Making matters worse was the groin injury suffered by LeBron James in the fourth quarter, who is now listed as day-to-day with an adductor strain but isn’t expected to play their next game on Friday against the Kings. James’ injury further complicates what is already a murky immediate future for this Lakers team, and only adds to the difficulty this front office faces in trying to decide what moves to make during this season.
There was an expectation that the Lakers would do something after the first month-plus of the season, particularly once players who changed teams this offseason are eligible to be traded on December 15. The problem is, it’s not clear if the Lakers season will be salvageable by December 15, as they’re trending towards disaster and could very well be almost completely removed from the playoff conversation before we even reach Christmas, particularly if James is out for anything approaching an extended period of time.
That hasn’t changed how current Lakers stars view things, as Chris Haynes of Bleacher Report wrote “key players” (and it’s not hard to figure out who those would be) still want L.A. to trade their two remaining draft picks in 2027 and 2029 for immediate help. The problem is, the Lakers, probably rightfully, don’t see that as a guaranteed path to title contention.

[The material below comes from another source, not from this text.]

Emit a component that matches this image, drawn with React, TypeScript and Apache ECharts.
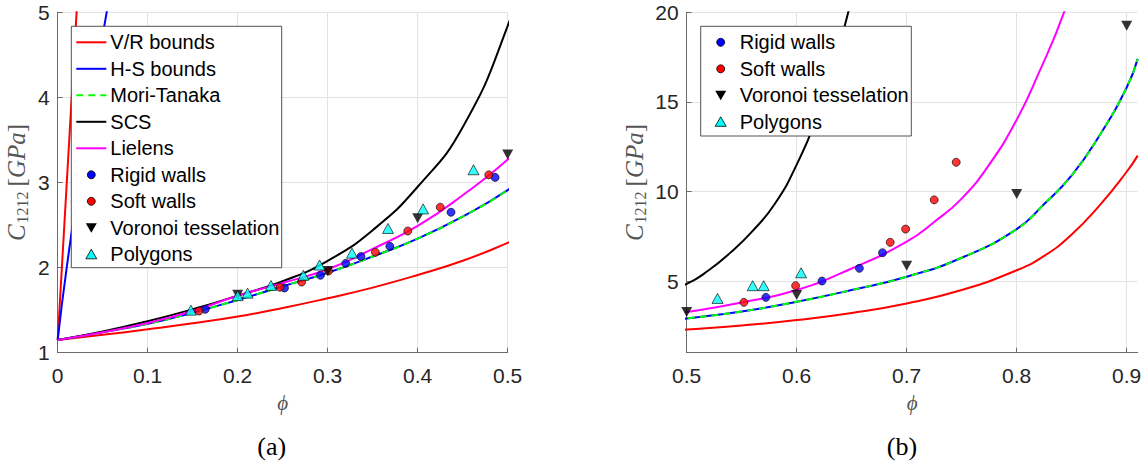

With the team’s trajectory trending south, sources indicate the front office is unlikely to attach those picks to a potential trade out of concern that such a transaction would not significantly change the course of the season.
It is not universally believed internally that a trade for Indiana Pacers center Myles Turner and sharpshooter Buddy Hield would move the needle to title contention, sources say.
That’s probably true, but unless James finds himself on the shelf for a considerable amount of time, the Lakers brass is going to have a very difficult time convincing him to punt on his 20th season in the league. That’s probably the smart thing to do as an organization, but only in a vacuum that doesn’t factor in the last two offseasons as self inflicted wounds that took L.A. from the literal champs to a complete non-factor in the West by virtue of sheer stupidity.
As such, after inking James to a two-year extension this offseason, the Lakers have tethered themselves to James for the remainder of his career (at least it would seem) and allegedly promised him they’d do what it takes to maximize his chances of getting a fifth ring. To this point, that has not happened and as they face the reality of this season already being on the precipice of being a lost year, they will have to make a choice about where their priorities lie and deal with the fallout of a situation of their own making.